Both Clinton and Bush, and now Obama have gotten
away with massive prosecutorial abuses, federal police brutality and
dramatic attacks on due process for the accused, all while the people have
argued over which side is the worse liar and central manager and not how
best to restore liberty in America. So Bush's Patriot Act was condemned by
the left while he was in office, but Obama's and Clinton's assaults on
privacy are ignored or encouraged. The right called Clinton's seizure of
Elian Gonzalez tyrannical, but thought Bush had the "inherent
authority" to detain and abuse people without trial or due process.

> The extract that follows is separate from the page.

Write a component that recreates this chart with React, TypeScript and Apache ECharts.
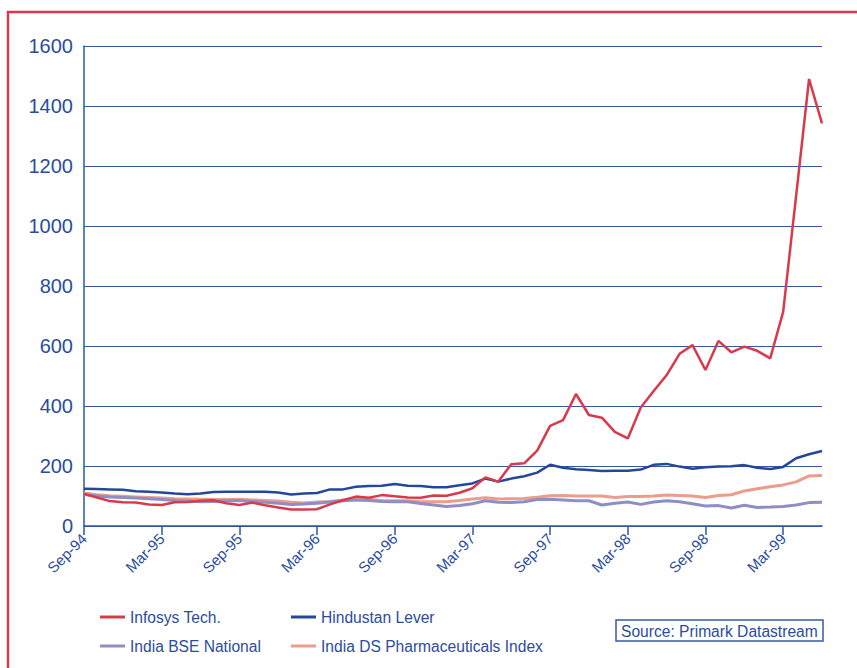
import React, { useEffect, useRef } from "react";
import * as echarts from "echarts";

const months: string[] = (() => {
  const names = ["Jan", "Feb", "Mar", "Apr", "May", "Jun", "Jul", "Aug", "Sep", "Oct", "Nov", "Dec"];
  const out: string[] = [];
  let m = 8, y = 94;
  for (let i = 0; i < 58; i++) {
    out.push(names[m] + "-" + String(y).padStart(2, "0"));
    m++;
    if (m === 12) { m = 0; y = (y + 1) % 100; }
  }
  return out;
})();

const infosys = [
  107, 95, 83, 79, 78, 72, 70, 79, 80, 84, 86, 76, 70, 78, 69, 62, 55, 55, 56, 72,
  86, 98, 94, 103, 99, 95, 94, 102, 101, 111, 126, 162, 148, 206, 209, 251, 334, 353, 440, 370,
  361, 314, 292, 395, 450, 503, 574, 603, 520, 617, 579, 598, 584, 559, 714, 1100, 1490, 1342,
];
const hindustan = [
  124, 123, 122, 121, 116, 114, 112, 108, 106, 108, 113, 114, 114, 114, 114, 112, 105, 108, 110, 122,
  122, 131, 133, 134, 140, 134, 133, 129, 129, 136, 142, 158, 148, 158, 166, 178, 204, 194, 189, 187,
  183, 184, 184, 188, 204, 207, 198, 191, 196, 198, 199, 203, 194, 190, 197, 226, 239, 250,
];
const bse = [
  105, 100, 97, 95, 93, 91, 88, 85, 83, 81, 82, 84, 85, 82, 79, 76, 72, 73, 76, 80,
  84, 87, 85, 82, 81, 81, 75, 70, 65, 68, 74, 84, 79, 78, 81, 88, 89, 87, 84, 84,
  70, 76, 80, 72, 80, 84, 81, 74, 67, 68, 60, 69, 62, 63, 65, 70, 78, 79,
];
const pharma = [
  110, 104, 101, 99, 97, 95, 93, 91, 90, 89, 88, 88, 89, 87, 85, 83, 79, 77, 80, 82,
  87, 92, 89, 84, 84, 84, 81, 81, 81, 85, 90, 94, 90, 91, 92, 96, 101, 102, 100, 100,
  100, 95, 98, 98, 100, 103, 102, 100, 95, 102, 104, 117, 124, 131, 137, 147, 167, 168,
];

const TEXT = "#2b4d9c";
const FONT = "'Liberation Sans', Arial, sans-serif";

export default function App() {
  const ref = useRef<HTMLDivElement>(null);
  useEffect(() => {
    if (!ref.current) return;
    const chart = echarts.init(ref.current, null, { renderer: "svg" });
    chart.setOption({
      animation: false,
      backgroundColor: "#ffffff",
      textStyle: { fontFamily: FONT },
      grid: { left: 84, right: 35, top: 46, bottom: 142, containLabel: false },
      title: {
        text: "Source: Primark Datastream",
        left: 616,
        top: 620,
        padding: [3, 6, 2, 5],
        borderColor: "#3a5aa5",
        borderWidth: 1.5,
        textStyle: { color: TEXT, fontSize: 15.6, fontWeight: "normal", fontFamily: FONT },
      },
      legend: [
        {
          orient: "vertical",
          left: 100,
          top: 609,
          padding: 0,
          itemWidth: 25,
          itemHeight: 3,
          itemGap: 13,
          icon: "rect",
          data: ["Infosys Tech.", "India BSE National"],
          textStyle: { color: TEXT, fontSize: 15.6, fontFamily: FONT },
        },
        {
          orient: "vertical",
          left: 291,
          top: 609,
          padding: 0,
          itemWidth: 25,
          itemHeight: 3,
          itemGap: 13,
          icon: "rect",
          data: ["Hindustan Lever", "India DS Pharmaceuticals Index"],
          textStyle: { color: TEXT, fontSize: 15.6, fontFamily: FONT },
        },
      ],
      xAxis: {
        type: "category",
        data: months,
        boundaryGap: false,
        axisLine: { lineStyle: { color: "#2f55a6", width: 1.5 } },
        axisTick: { interval: 5, length: 9, lineStyle: { color: "#2f55a6", width: 1.5 } },
        axisLabel: { interval: 5, rotate: 45, color: TEXT, fontSize: 15, margin: 10, fontFamily: FONT },
      },
      yAxis: {
        type: "value",
        min: 0,
        max: 1600,
        interval: 200,
        axisLine: { show: true, lineStyle: { color: "#2f55a6", width: 1.5 } },
        axisTick: { show: false },
        axisLabel: {
          color: TEXT,
          fontSize: 20,
          margin: 11,
          fontFamily: FONT,
          formatter: (v: number) => String(v),
        },
        splitLine: { lineStyle: { color: "#3557a6", width: 1.2 } },
      },
      series: [
        {
          name: "India DS Pharmaceuticals Index",
          type: "line",
          data: pharma,
          symbol: "none",
          color: "#eb9c8a",
          lineStyle: { width: 3, color: "#eb9c8a" },
        },
        {
          name: "India BSE National",
          type: "line",
          data: bse,
          symbol: "none",
          color: "#8e8ec6",
          lineStyle: { width: 3, color: "#8e8ec6" },
        },
        {
          name: "Hindustan Lever",
          type: "line",
          data: hindustan,
          symbol: "none",
          color: "#24479a",
          lineStyle: { width: 2.5, color: "#24479a" },
        },
        {
          name: "Infosys Tech.",
          type: "line",
          data: infosys,
          symbol: "none",
          color: "#d83a4c",
          lineStyle: { width: 2.5, color: "#d83a4c" },
        },
      ],
      graphic: [
        {
          type: "rect",
          silent: true,
          shape: { x: 8, y: 12, width: 900, height: 700 },
          style: { fill: "none", stroke: "#d83a4c", lineWidth: 2.5 },
        },
      ],
    });
    return () => chart.dispose();
  }, []);
  return (
    <div
      ref={ref}
      style={{ position: "fixed", left: 0, top: 0, width: 857, height: 668 }}
    />
  );
}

The left lamented how loyally the mainstream media toed Bush's line on WMD
in Iraq, but wasn't nearly as critical when the media parroted Clinton's
Kosovo war propaganda.
Obama's
and Clinton's gun grabbing are decried as totalitarian by the right,
whereas the Bush federal government got away with door-to-door gun
confiscations in New Orleans after Katrina. The federal response to Katrina
alone should have lost Bush all of his support among those who found Waco
unacceptable.
The
worst of this problem of the bipartisan police state is seen in the
"they did it, so why can't we?" form of argument. How many times
did we hear Bush's defenders cite something horrifying that Clinton did or
said as evidence that Bush's actions weren't as beyond the pale as his
critics claimed, after all? This is a disingenuous line of argument coming
from those who lambast Obama or Clinton. But it is effective so long as
Americans care more about their team winning the electoral championship
every four years than about the fact that the whole game is fixed. If
Clinton's officials conducted a large civilian massacre on American soil,
should Bush have been allowed to as well?
One
interesting thought experiment is to ponder what would have happened if it
had been Bush who torched the Branch Davidian home. My guess is that he'd
get away with it just as Clinton did. In contrast, however, the American
right would not be nearly as outraged as it was, or pretended to be, in the
early 1990s. The left, on the other hand, would be quite enraged, far more
than it actually was in 1993. It might even point out that half of Bush's
victims at the Waco siege were persons of color. As it actually happened,
the left didn't even notice the demographics of the slaughtered. You see,
the establishment left typically saves the race card to play in partisan
games.
America's
had this bipartisan police state for a long time. It was Republican Abraham
Lincoln who waged war on half the country and suspended the Bill of Rights
in the other half. It was Democrat Woodrow Wilson who really honed the art
of imprisoning dissenters. It was the Republicans in the 1920s who
adamantly enforced alcohol prohibition. Democrat Franklin Roosevelt tossed
the Japanese Americans in concentration camps. When Republicans turned the
heat on leftists during the Cold War, they were only emulating their
Democrat predecessors' surveillance and harassment of Old-Right and
far-left dissenters in the 30s and 40s.
Both
Republicans and Democrats are fervently pro-gun control. Neither party has
ever done anything significant to rein in the IRS. And just as Clinton's
men helped to whitewash the massacre at Ruby Ridge, which occurred on the
first Bush's watch, Republican fixers were eager to cover up the Clinton
administration's wrongdoing at Waco.
The
trend continues today. Although Obama and his cadre have set some
precedents, the Republican opposition offers little hope. Bush spied on
Americans with no regard for the Bill of Rights or even the meager
statutory restraints imposed on him, and all the Democrats did was whine
that they weren't in on the snooping, and that next time they wanted to be
informed. Of course, they all have an interest in keeping the police state
healthy and strong. The idea that the Democrats are more sensitive to civil
liberties while at the empire's helm is too absurd for words. Obama's
abuses of power far outshine any of his predecessors.
Waco
should remind us that Democrats are no more restrained than the Republicans
when it comes to being "tough on crime," if all that entails is
using the bludgeon of state power against all social elements the ruling
class has deemed less than human. It should also remind us that that
bludgeon is no more surgically precise or benevolent no matter who wields
it, and how corrupting it is for those who do. This should have been
obvious to all, as the Bush government turned Iraq into one big Branch
Davidian compound.
If
ever Americans are to have their rightful liberty, a political realignment
must emerge that shatters the dishonest and distracting constructs of left
and right, Democrat and Republican, and focuses instead on liberty versus
the state. Asking a liberal what he thinks of Waco, or Obama's list of
abuses might give you an idea of whether he tends toward liberty or
statism. Asking a conservative about Iraq or the door-to-door gun
confiscations in New Orleans after Katrina may provide similar
illumination. The atrocity apologists on left and right should be seen as
on the same side on the issue of state power, and those of us who oppose mass
murder must work together against the criminal bipartisan police state.